Вполне понятно, что функционирование искусства в какой-либо среде не влияет на его сущность. Отсюда вытекает, что понятие природы искусства нельзя отождествлять с его функцией. Природа искусства есть его художественная сущность, функция – обращение этой сущности в общественной среде. Полотно А. Рылова «Ленин в Разливе», находящееся в музее В. И. Ленина, не утрачивает художественных достоинств от того, что служит иллюстрацией к жизни советского вождя. Все виды искусства имеют единый эстетический смысл. Если его нет, то нет искусства. Однако некоторые виды искусства – живопись, скульптура, графика, монументальное искусство и т.п. – имеют, так сказать, «обогащенную» структуру, поскольку они насыщены идеями, содержат нравственные установки, идеологию, пропущенные через эстетический кристалл. Искусство «обогащенной структуры» порождает некоторые дополнительные функции вне рамок искусства, имеющие внехудожественный характер: познавательные, образовательные, этические, воспитательные и т. п. Искусство может состояться только тогда, когда все названные «обогащения» прошли в тигле искусства художественную плавку. 
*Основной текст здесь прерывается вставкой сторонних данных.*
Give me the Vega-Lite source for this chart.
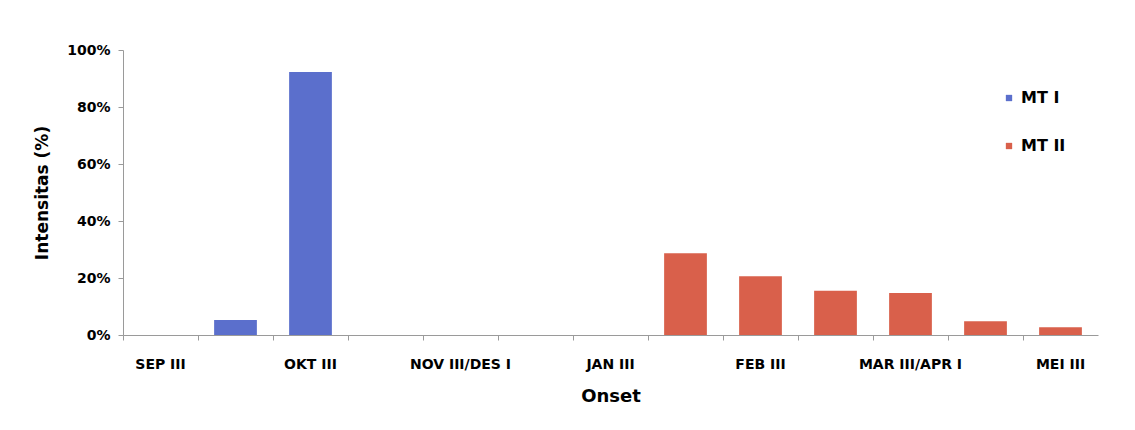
{
  "$schema": "https://vega.github.io/schema/vega-lite/v6.json",
  "autosize": "none",
  "width": 975,
  "height": 285,
  "padding": {"left": 123, "top": 50, "right": 37, "bottom": 95},
  "background": "white",
  "config": {
    "font": "DejaVu Sans",
    "view": {"stroke": null}
  },
  "data": {
    "values": [
      {"onset": "OKT I/II", "seri": "MT I", "intensitas": 0.053},
      {"onset": "OKT III", "seri": "MT I", "intensitas": 0.923},
      {"onset": "FEB I/II", "seri": "MT II", "intensitas": 0.287},
      {"onset": "FEB III", "seri": "MT II", "intensitas": 0.206},
      {"onset": "MAR I/II", "seri": "MT II", "intensitas": 0.155},
      {"onset": "MAR III/APR I", "seri": "MT II", "intensitas": 0.147},
      {"onset": "APR II/MEI II", "seri": "MT II", "intensitas": 0.048},
      {"onset": "MEI III", "seri": "MT II", "intensitas": 0.027}
    ]
  },
  "mark": {"type": "bar"},
  "encoding": {
    "x": {
      "field": "onset",
      "type": "nominal",
      "sort": null,
      "scale": {
        "domain": ["SEP III", "OKT I/II", "OKT III", "NOV I/II", "NOV III/DES I", "DES II/JAN II", "JAN III", "FEB I/II", "FEB III", "MAR I/II", "MAR III/APR I", "APR II/MEI II", "MEI III"],
        "paddingInner": 0.43,
        "paddingOuter": 0.215
      },
      "axis": {
        "title": "Onset",
        "titleFontSize": 18,
        "titleFontWeight": "bold",
        "titleColor": "black",
        "titlePadding": 16,
        "labelAngle": 0,
        "labelFontSize": 14,
        "labelFontWeight": "bold",
        "labelColor": "black",
        "labelPadding": 17,
        "bandPosition": -0.377,
        "labelExpr": "indexof(['SEP III','OKT III','NOV III/DES I','JAN III','FEB III','MAR III/APR I','MEI III'], datum.value) >= 0 ? datum.value : ''",
        "domainColor": "#9a9a9a",
        "tickColor": "#9a9a9a",
        "tickSize": 5,
        "grid": false
      }
    },
    "y": {
      "field": "intensitas",
      "type": "quantitative",
      "scale": {"domain": [0, 1]},
      "axis": {
        "title": "Intensitas (%)",
        "titleFontSize": 17,
        "titleFontWeight": "bold",
        "titleColor": "black",
        "titlePadding": 15,
        "format": ".0%",
        "values": [0, 0.2, 0.4, 0.6, 0.8, 1],
        "labelFontSize": 14,
        "labelFontWeight": "bold",
        "labelColor": "black",
        "labelPadding": 8,
        "domainColor": "#9a9a9a",
        "tickColor": "#9a9a9a",
        "tickSize": 5,
        "grid": false
      }
    },
    "color": {
      "field": "seri",
      "type": "nominal",
      "scale": {"domain": ["MT I", "MT II"], "range": ["#5b6fcc", "#d9604b"]},
      "legend": {
        "title": null,
        "orient": "none",
        "legendX": 878,
        "legendY": 40,
        "symbolType": "square",
        "symbolSize": 40,
        "labelFontSize": 16,
        "labelFontWeight": "bold",
        "labelColor": "black",
        "rowPadding": 32,
        "labelOffset": 4
      }
    }
  }
}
По мнению И. Ильина, «эстетическая материя» – это внешняя оболочка духовного содержания искусства, постигаемого через художественный образ и посредством медитации. Мысль эта выражает смысл эстетического и намечает многоступенчатый путь к главному – к пониманию художественной специфики искусства, возводимой к духовной его сущности. Эта мысль важна, поскольку рассматривает ис­кусство не как формообразование, а как прежде всего духовное содержание, вопло­щенное посредством «эстетической материи». Духовное наполнение может быть исключительно результатом божественного промысла, постигаемого художником. Таким образом, эстетическая оболочка - это внешнее проявление духовной сущности. Однако для некоторых видов (дизайн, декоративно-прикладное искусство и т.п.) внешней оболочки достаточно, чтобы искусство состоялось. Это обстоятельство являет­ся ярким свидетельством того, что «эстетическая материя» содержит духовные начала. Посему ее целесообразнее считать составным элементом духовной целостности искусства, которая в процессе художественного творчества, подобно огню, «выпарива­ет» все внеэстетические элементы. Целостное понимание духовного смысла, в кото­ром могут слиться идеологические, религиозные, философские, этические факторы, пронизанные «эстетическим духом», более предпочтительны, нежели многоступенча­тое понимание искусства. Эстетическое не поддается объяснению. Зато остальной, не духовный материал подвластен анализу в силу того, что он материализуется в пла­стической форме (сюжет, «идеология», фабула, тема, изобразительные средства).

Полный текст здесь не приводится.